Ciò che resta di questo film di Sorrentino è una cosa di un certo rilievo, quella che individua la totalizzazione dell’esperienza del tempo (del futuro e delle sue aspettative, del passato e delle sue nostalgie) e dello spazio (una città mondo come Napoli) in un sentimento e nelle sue manifestazioni emotive, incarnate in un personaggio.

Il sentimento è la traccia del fondamento mitico ed archetipico che lo genera, l’emozione si connette invece alla superficie immaginaria dell’oggi. La forza del film, e in genere del cinema più recente di Sorrentino, è quella di connettere la superficie delle emozioni alla profondità dei sentimenti, saltando completamente l’idea che il senso si possa manifestare in una logica, di cui l’intreccio narrativo sarebbe il primo contrassegno.

In questo, il personaggio di Parthenope è l’intercessore più avanzato del cinema di Sorrentino, la sua vera Anima, femminile più che maschile, catalizzatrice di sentimenti ed emozioni, che scalza le precedenti e che diventa la via d’accesso migliore a quello stupore malinconico (cioè segnato dal sentimento di perdita), che anima lo sguardo più felice del regista napoletano.

Parthenope.

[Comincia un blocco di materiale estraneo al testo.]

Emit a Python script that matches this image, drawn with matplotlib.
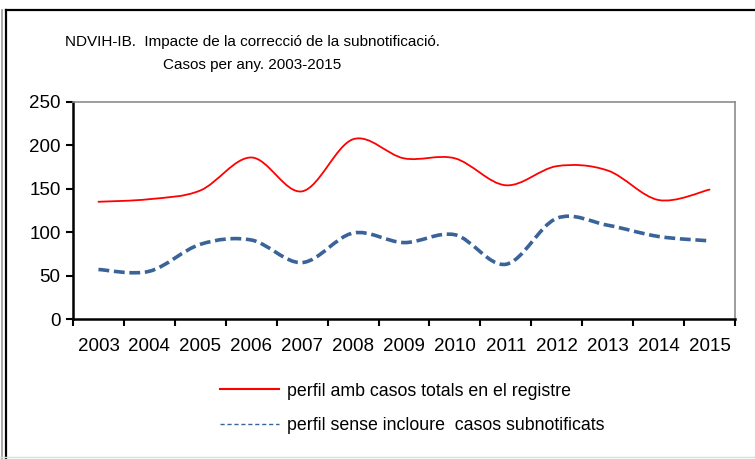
import matplotlib
matplotlib.use("Agg")
import matplotlib.pyplot as plt
from matplotlib.path import Path
from matplotlib.patches import PathPatch
from matplotlib.lines import Line2D

plt.rcParams['font.family'] = ['Liberation Sans', 'DejaVu Sans']

# dades llegides del gràfic
anys = ['2003', '2004', '2005', '2006', '2007', '2008', '2009',
        '2010', '2011', '2012', '2013', '2014', '2015']
casos_totals = [135, 138, 148, 186, 147, 207, 185, 185, 154, 176, 171, 137, 149]
casos_sense_sub = [57, 55, 86, 91, 65, 99, 88, 97, 63, 116, 108, 95, 90]

label_totals = 'perfil amb casos totals en el registre'
label_sense = 'perfil sense incloure  casos subnotificats'
titol = 'NDVIH-IB.  Impacte de la correcció de la subnotificació.\nCasos per any. 2003-2015'

BLUE = '#3A6399'


def smooth_path(xs, ys):
    """Corba suavitzada tipus Catmull-Rom (com les línies suaus d'Excel)."""
    pts = list(zip(xs, ys))
    n = len(pts)
    verts = [pts[0]]
    codes = [Path.MOVETO]
    for i in range(n - 1):
        p0 = pts[i - 1] if i > 0 else pts[i]
        p1 = pts[i]
        p2 = pts[i + 1]
        p3 = pts[i + 2] if i + 2 < n else pts[i + 1]
        c1 = (p1[0] + (p2[0] - p0[0]) / 6, p1[1] + (p2[1] - p0[1]) / 6)
        c2 = (p2[0] - (p3[0] - p1[0]) / 6, p2[1] - (p3[1] - p1[1]) / 6)
        verts += [c1, c2, p2]
        codes += [Path.CURVE4] * 3
    return Path(verts, codes)


fig = plt.figure(figsize=(7.55, 4.59), dpi=100)
ax = fig.add_axes([0.0967, 0.305, 0.8768, 0.473])

x = list(range(len(anys)))
ax.add_patch(PathPatch(smooth_path(x, casos_totals), facecolor='none',
                       edgecolor='red', lw=1.3, capstyle='round'))
ax.add_patch(PathPatch(smooth_path(x, casos_sense_sub), facecolor='none',
                       edgecolor=BLUE, lw=2.6, linestyle=(0, (3.0, 1.3))))

ax.set_xlim(-0.5, len(anys) - 0.5)
ax.set_ylim(0, 250)
ax.set_yticks(range(0, 251, 50))
ax.set_xticks(x)
ax.set_xticklabels(anys)
ax.set_xticks([i - 0.5 for i in range(len(anys) + 1)], minor=True)
ax.tick_params(axis='x', which='major', length=0, pad=14, labelsize=13.5)
ax.tick_params(axis='x', which='minor', length=5, width=1.5, direction='out')
ax.tick_params(axis='y', length=5, width=1.5, direction='out', labelsize=13.5, pad=4)

for s in ['left', 'bottom']:
    ax.spines[s].set_linewidth(1.8)
    ax.spines[s].set_color('black')
for s in ['top', 'right']:
    ax.spines[s].set_linewidth(1.2)
    ax.spines[s].set_color('#8c8c8c')

fig.text(0.334, 0.883, titol, ha='center', va='center', fontsize=11,
         linespacing=1.8)

handles = [Line2D([], [], color='red', lw=1.5),
           Line2D([], [], color=BLUE, lw=1.0, linestyle=(0, (3, 2)))]
fig.legend(handles, [label_totals, label_sense], loc='center left',
           bbox_to_anchor=(220 / 755, 0.11), frameon=False, fontsize=12.8,
           handlelength=3.3, handletextpad=0.45, labelspacing=1.0,
           borderpad=0, borderaxespad=0)

# marc de la figura
fig.add_artist(Line2D([6 / 755, 6 / 755], [0, 1 - 10 / 459], color='black', lw=1.6))
fig.add_artist(Line2D([6 / 755, 1], [1 - 10 / 459, 1 - 10 / 459], color='black', lw=1.6))
fig.add_artist(Line2D([1.5 / 755, 1.5 / 755], [0, 1 - 10 / 459], color='#999999', lw=1.2))
fig.add_artist(Line2D([0, 1], [2 / 459, 2 / 459], color='#dddddd', lw=1.0))

fig.savefig('out.png', dpi=100)
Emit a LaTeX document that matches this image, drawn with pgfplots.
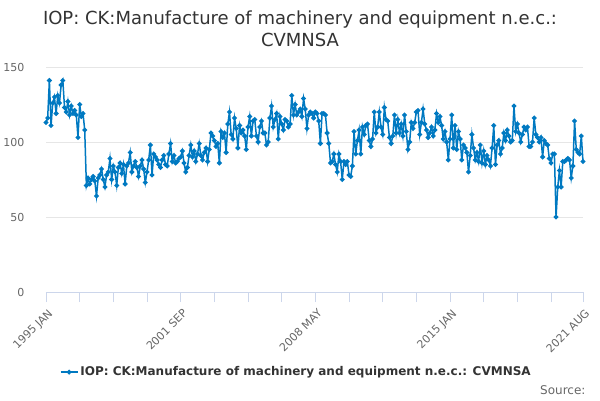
\documentclass[border=0pt]{standalone}
\usepackage{fontspec}
\setmainfont{DejaVu Sans}
\usepackage{pgfplots}
\usepackage{pgfplotstable}
\pgfplotsset{compat=1.18}
\definecolor{serc}{RGB}{0,121,193}
\definecolor{gridc}{RGB}{230,230,230}
\definecolor{axisc}{RGB}{204,214,235}
\definecolor{labc}{RGB}{102,102,102}
\definecolor{titc}{RGB}{51,51,51}
\pgfplotstableread{
v
113
116
141
111
126
130
119
131
126
138
141
123
120
127
118
124
119
121
118
103
125
117
119
108
71
76
72
75
77
74
64
76
78
82
75
70
78
80
89
75
84
80
71
83
86
79
85
72
84
86
93
80
84
87
83
77
84
88
82
73
80
88
98
78
92
90
88
85
83
88
91
85
84
92
99
87
91
86
87
89
90
94
86
80
83
91
98
90
94
87
92
99
91
88
93
96
87
95
106
104
101
97
99
86
107
103
106
93
112
120
105
102
116
109
96
111
106
108
104
95
110
117
104
114
115
104
100
110
114
106
106
98
100
116
124
110
115
119
102
117
112
108
115
114
110
112
131
118
125
118
120
122
117
129
122
109
118
120
119
116
120
119
114
99
119
119
118
106
99
86
87
92
85
80
92
87
75
87
85
87
78
77
84
107
92
101
108
92
110
105
111
112
101
97
102
120
106
110
120
110
105
123
115
114
103
99
104
118
106
115
106
112
104
118
107
95
100
113
109
113
120
121
105
113
122
112
108
103
106
110
104
108
119
113
117
111
102
107
100
88
102
118
96
111
95
107
102
88
98
96
93
80
91
105
96
88
93
87
98
86
94
85
91
88
84
96
111
85
98
101
92
96
106
101
108
104
100
101
124
107
112
106
100
105
110
108
110
97
97
100
116
105
103
100
103
90
101
99
98
89
86
92
92
50
70
81
70
87
87
88
89
88
76
84
114
95
93
92
104
87
}\iopdata
\begin{document}
\begin{tikzpicture}
\path[use as bounding box] (0pt,0pt) rectangle (600pt,400pt);
\begin{axis}[
  at={(46pt,108pt)}, anchor=south west,
  scale only axis, width=537pt, height=225pt,
  xmin=0, xmax=319, ymin=0, ymax=150,
  ytick={0,50,100,150},
  xtick={0,80,160,240,319},
  minor xtick={20,40,60,100,120,140,180,200,220,260,280,300},
  xticklabels={1995 JAN,2001 SEP,2008 MAY,2015 JAN,2021 AUG},
  ymajorgrids, grid style={color=gridc, line width=0.8pt},
  axis x line*=bottom, axis y line*=left,
  x axis line style={color=axisc, line width=0.8pt, -},
  y axis line style={draw=none},
  ytick style={draw=none},
  xtick style={color=axisc, line width=0.8pt},
  minor x tick style={color=axisc, line width=0.8pt},
  tick align=outside, major tick length=10pt, minor tick length=10pt,
  xticklabel style={rotate=45, anchor=north east, font=\fontsize{11}{13}\selectfont, text=labc, yshift=-2pt},
  yticklabel style={font=\fontsize{11}{13}\selectfont, text=labc, xshift=-8pt},
  /pgf/number format/assume math mode=true,
  legend style={at={(0.466,-0.356)}, anchor=center, draw=none, fill=none,
    font=\bfseries\fontsize{12}{14}\selectfont, text=titc},
  legend image post style={line width=1.5pt},
  clip=false,
]
\addplot[color=serc, line width=1.5pt, mark=*, mark size=1.6pt, mark options={fill=serc, draw=serc}]
  table[x expr=\coordindex, y=v] {\iopdata};
\addlegendentry{IOP: CK:Manufacture of machinery and equipment n.e.c.: CVMNSA}
\end{axis}
\node[font=\fontsize{18}{22}\selectfont, text=titc, align=center] at (300pt,371pt)
  {IOP: CK:Manufacture of machinery and equipment n.e.c.:\\CVMNSA};
\node[anchor=east, font=\fontsize{12}{14}\selectfont, text=labc] at (589pt,10pt) {Source:};
\end{tikzpicture}
\end{document}
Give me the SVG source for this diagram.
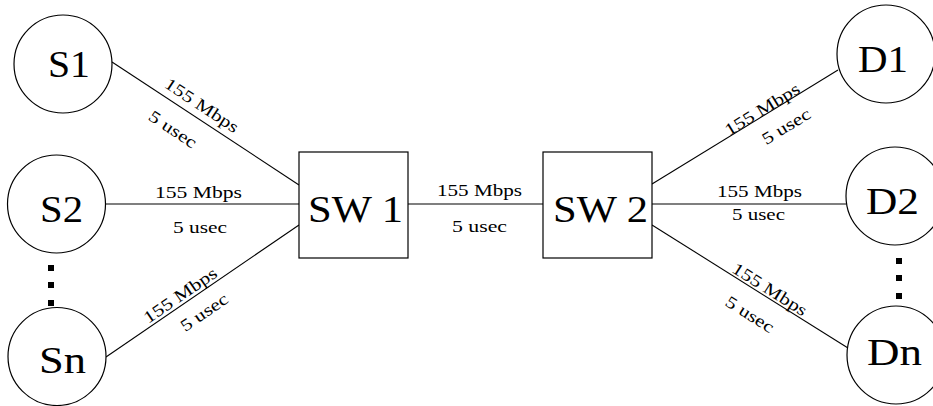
<svg xmlns="http://www.w3.org/2000/svg" width="933" height="406" viewBox="0 0 933 406">
<style>
.node{fill:#fff;stroke:#000;stroke-width:1.2}
.big{font-family:"Liberation Serif","Times New Roman",serif;font-size:38px;fill:#000}
.lbl{font-family:"Liberation Serif","Times New Roman",serif;font-size:17px;fill:#000;text-anchor:middle}
.ln{stroke:#000;stroke-width:1.1;fill:none}
.dot{fill:#000}
</style>
<rect width="933" height="406" fill="#fff"/>
<g id="connectors">
<line class="ln" x1="112" y1="62" x2="299" y2="185"/>
<line class="ln" x1="106" y1="204" x2="299" y2="204"/>
<line class="ln" x1="106" y1="357" x2="299" y2="225"/>
<line class="ln" x1="408" y1="204" x2="543" y2="204"/>
<line class="ln" x1="652" y1="184" x2="838" y2="70"/>
<line class="ln" x1="652" y1="204" x2="846" y2="204"/>
<line class="ln" x1="652" y1="225" x2="848" y2="348"/>
<text class="lbl" textLength="85" lengthAdjust="spacingAndGlyphs" transform="translate(202,105) rotate(33.5)" y="6">155 Mbps</text>
<text class="lbl" textLength="54" lengthAdjust="spacingAndGlyphs" transform="translate(173,129) rotate(33.5)" y="6">5 usec</text>
<text class="lbl" x="198.5" y="198" textLength="87" lengthAdjust="spacingAndGlyphs">155 Mbps</text>
<text class="lbl" x="200" y="233" textLength="54" lengthAdjust="spacingAndGlyphs">5 usec</text>
<text class="lbl" textLength="85" lengthAdjust="spacingAndGlyphs" transform="translate(180,295) rotate(-34.5)" y="6">155 Mbps</text>
<text class="lbl" textLength="54" lengthAdjust="spacingAndGlyphs" transform="translate(204,312) rotate(-34.5)" y="6">5 usec</text>
<text class="lbl" x="479.5" y="196" textLength="85" lengthAdjust="spacingAndGlyphs">155 Mbps</text>
<text class="lbl" x="479.5" y="232" textLength="55" lengthAdjust="spacingAndGlyphs">5 usec</text>
<text class="lbl" textLength="85" lengthAdjust="spacingAndGlyphs" transform="translate(762,109) rotate(-31.5)" y="6">155 Mbps</text>
<text class="lbl" textLength="54" lengthAdjust="spacingAndGlyphs" transform="translate(786,126) rotate(-31.5)" y="6">5 usec</text>
<text class="lbl" x="759.5" y="197" textLength="85" lengthAdjust="spacingAndGlyphs">155 Mbps</text>
<text class="lbl" x="758.5" y="220" textLength="53" lengthAdjust="spacingAndGlyphs">5 usec</text>
<text class="lbl" textLength="85" lengthAdjust="spacingAndGlyphs" transform="translate(770,289) rotate(32.2)" y="6">155 Mbps</text>
<text class="lbl" textLength="54" lengthAdjust="spacingAndGlyphs" transform="translate(750,314) rotate(32.2)" y="6">5 usec</text>
</g>
<g id="S1"><circle class="node" cx="63" cy="64" r="49"/><text class="big" x="48" y="77" textLength="42" lengthAdjust="spacingAndGlyphs">S1</text></g>
<g id="S2"><circle class="node" cx="56.5" cy="204" r="49"/><text class="big" x="40" y="222" textLength="43" lengthAdjust="spacingAndGlyphs">S2</text></g>
<g id="Sn"><circle class="node" cx="57" cy="356.5" r="49"/><text class="big" x="39" y="373" textLength="47" lengthAdjust="spacingAndGlyphs">Sn</text></g>
<g id="S-dots"><rect class="dot" x="48" y="265" width="6" height="6"/><rect class="dot" x="48" y="282" width="6" height="6"/><rect class="dot" x="48" y="300" width="6" height="6"/></g>
<g id="SW1"><rect class="node" x="299" y="152" width="109" height="106"/><text class="big" x="308" y="222" textLength="95" lengthAdjust="spacingAndGlyphs">SW 1</text></g>
<g id="SW2"><rect class="node" x="543" y="152" width="109" height="106"/><text class="big" x="553" y="222" textLength="95" lengthAdjust="spacingAndGlyphs">SW 2</text></g>
<g id="D1"><circle class="node" cx="886" cy="54" r="49"/><text class="big" x="858" y="72" textLength="50" lengthAdjust="spacingAndGlyphs">D1</text></g>
<g id="D2"><circle class="node" cx="895" cy="196" r="49"/><text class="big" x="866" y="214" textLength="53" lengthAdjust="spacingAndGlyphs">D2</text></g>
<g id="Dn"><circle class="node" cx="896" cy="355" r="49"/><text class="big" x="867" y="365" textLength="55" lengthAdjust="spacingAndGlyphs">Dn</text></g>
<g id="D-dots"><rect class="dot" x="896" y="258" width="6" height="6"/><rect class="dot" x="896" y="275" width="6" height="6"/><rect class="dot" x="896" y="293" width="6" height="6"/></g>
</svg>
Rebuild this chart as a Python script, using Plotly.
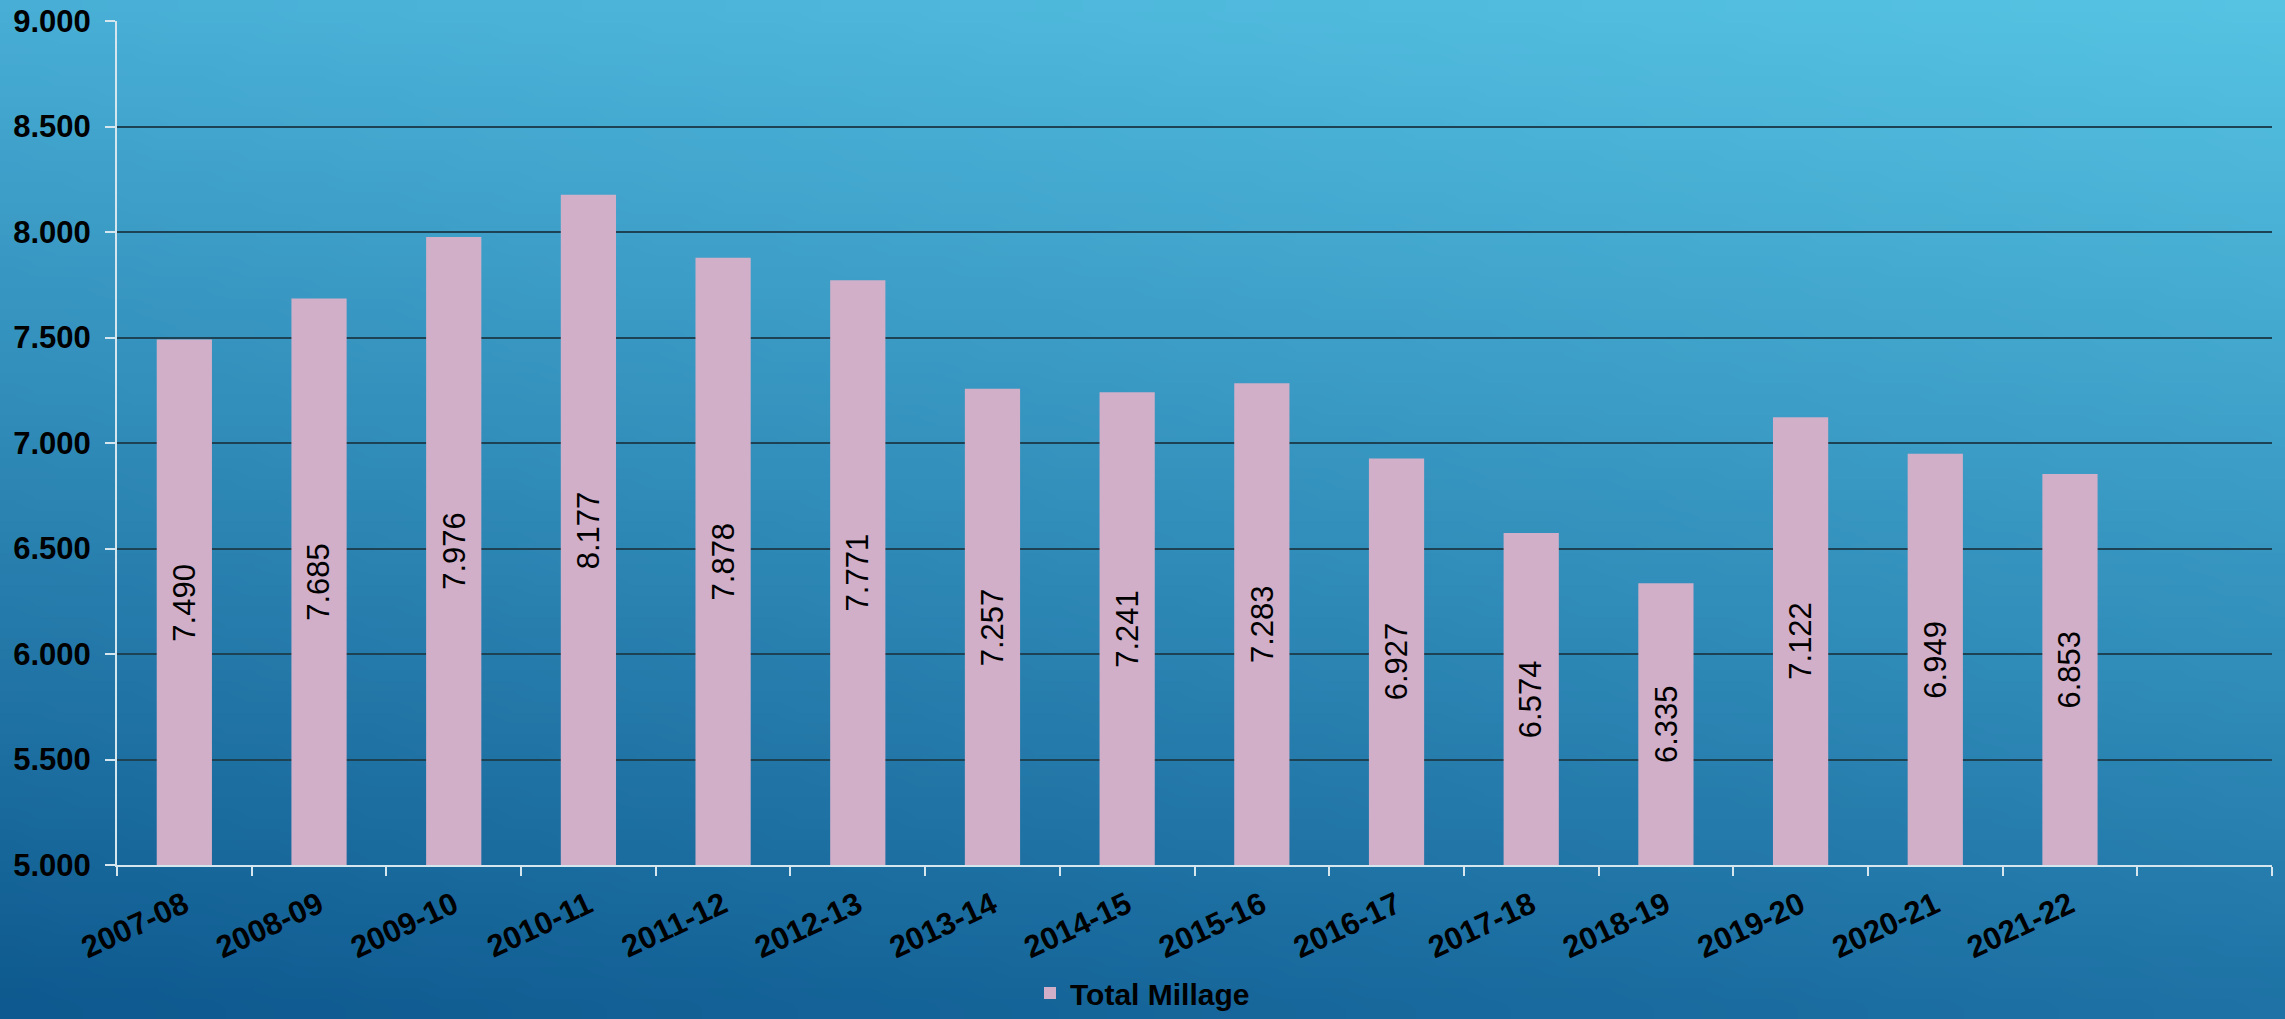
import zlib, struct, base64
import plotly.graph_objects as go

# ---- data ----
categories = ["2007-08", "2008-09", "2009-10", "2010-11", "2011-12", "2012-13", "2013-14",
              "2014-15", "2015-16", "2016-17", "2017-18", "2018-19", "2019-20", "2020-21", "2021-22"]
total_millage = [7.490, 7.685, 7.976, 8.177, 7.878, 7.771, 7.257, 7.241, 7.283, 6.927,
                 6.574, 6.335, 7.122, 6.949, 6.853]
series_name = "Total Millage"
y_min, y_max = 5.0, 9.0
n_slots = len(categories) + 1  # one empty slot at the end

# ---- layout geometry ----
W, H = 2285, 1019
ML, MR, MT, MB = 117, 13, 21, 154
PW, PH = W - ML - MR, H - MT - MB

# ---- gradient background (PNG generated in pure python) ----
def make_png(w, h, corners):
    tl, tr, bl, br = corners
    rows = []
    for j in range(h):
        v = j / (h - 1)
        row = bytearray([0])
        for i in range(w):
            u = i / (w - 1)
            px = []
            for k in range(3):
                top = tl[k] * (1 - u) + tr[k] * u
                bot = bl[k] * (1 - u) + br[k] * u
                px.append(int(round(top * (1 - v) + bot * v)))
            row.extend(px)
        rows.append(bytes(row))
    raw = b"".join(rows)

    def chunk(t, d):
        c = struct.pack(">I", len(d)) + t + d
        return c + struct.pack(">I", zlib.crc32(t + d) & 0xffffffff)

    return (b"\x89PNG\r\n\x1a\n"
            + chunk(b"IHDR", struct.pack(">IIBBBBB", w, h, 8, 2, 0, 0, 0))
            + chunk(b"IDAT", zlib.compress(raw))
            + chunk(b"IEND", b""))

corners = [(0x48, 0xae, 0xd5), (0x56, 0xc3, 0xe3), (0x0e, 0x59, 0x8f), (0x1e, 0x72, 0xa5)]
png_uri = "data:image/png;base64," + base64.b64encode(make_png(96, 48, corners)).decode()

x_idx = list(range(len(categories)))

fig = go.Figure()
fig.add_trace(go.Bar(
    x=x_idx,
    y=total_millage,
    name=series_name,
    marker=dict(color="#d1afc8", line=dict(width=0)),
    showlegend=True,
))

# value labels, rotated, centred in each bar
for xi, v in zip(x_idx, total_millage):
    fig.add_annotation(
        x=xi, y=(y_min + v) / 2, xref="x", yref="y",
        text=f"{v:.3f}", textangle=-90, showarrow=False,
        font=dict(family="Liberation Sans, Arial, sans-serif", size=31, color="black"),
    )

light = "#d5e6ef"
grid = "#1c4253"
bold_font = dict(family="Liberation Sans, Arial, sans-serif", size=31, color="black", weight="bold")

fig.update_layout(
    width=W, height=H,
    margin=dict(l=ML, r=MR, t=MT, b=MB, autoexpand=False),
    paper_bgcolor="#2a86b8",
    plot_bgcolor="rgba(0,0,0,0)",
    bargap=0.59,
    images=[dict(
        source=png_uri, xref="paper", yref="paper",
        x=-ML / PW, y=1 + MT / PH, sizex=W / PW, sizey=H / PH,
        xanchor="left", yanchor="top", sizing="stretch", layer="below",
    )],
    xaxis=dict(
        range=[-0.5, n_slots - 0.5],
        tickmode="array",
        tickvals=x_idx,
        ticktext=categories,
        ticks="",
        tickangle=-25,
        ticklabelstandoff=8,
        tickfont=bold_font,
        showgrid=False,
        zeroline=False,
        showline=True, linecolor=light, linewidth=2,
        minor=dict(tickmode="array", tickvals=[i - 0.5 for i in range(n_slots + 1)],
                   ticks="outside", ticklen=9, tickwidth=2, tickcolor=light, showgrid=False),
        fixedrange=True,
    ),
    yaxis=dict(
        range=[y_min, y_max],
        dtick=0.5,
        tick0=y_min,
        tickformat=".3f",
        ticks="outside", ticklen=10, tickwidth=2, tickcolor=light,
        ticklabelstandoff=8,
        tickfont=bold_font,
        showgrid=True, gridcolor=grid, gridwidth=2,
        zeroline=False,
        showline=True, linecolor=light, linewidth=2,
        fixedrange=True,
    ),
    legend=dict(
        orientation="h",
        xref="container", yref="container",
        x=0.5, xanchor="center", y=0.0, yanchor="bottom",
        font=dict(family="Liberation Sans, Arial, sans-serif", size=30, color="black", weight="bold"),
        bgcolor="rgba(0,0,0,0)",
    ),
)

fig.write_html(
    "out.html",
    config={"displayModeBar": False},
    post_script="document.body.style.margin='0';document.body.style.padding='0';"
                "document.body.style.overflow='hidden';",
)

Regia: Paolo Sorrentino; sceneggiatura: Paolo Sorrentino; fotografia: Daria D’Antonio; montaggio: Cristiano Travaglioli; musiche: Lele Marchitelli; interpreti: Stefania Sandrelli, Celeste Dalla Porta, Luisa Ranieri, Silvio Orlando, Gary Oldman, Isabella Ferrari, Peppe Lanzetta, Alfonso Santagata; produzione: The Apartment, Fremantle, Saint Laurent productions, Numero 10, Pathé Pictures; distribuzione: Piper Film; origine: Italia, Francia; durata: 136′; anno: 2024.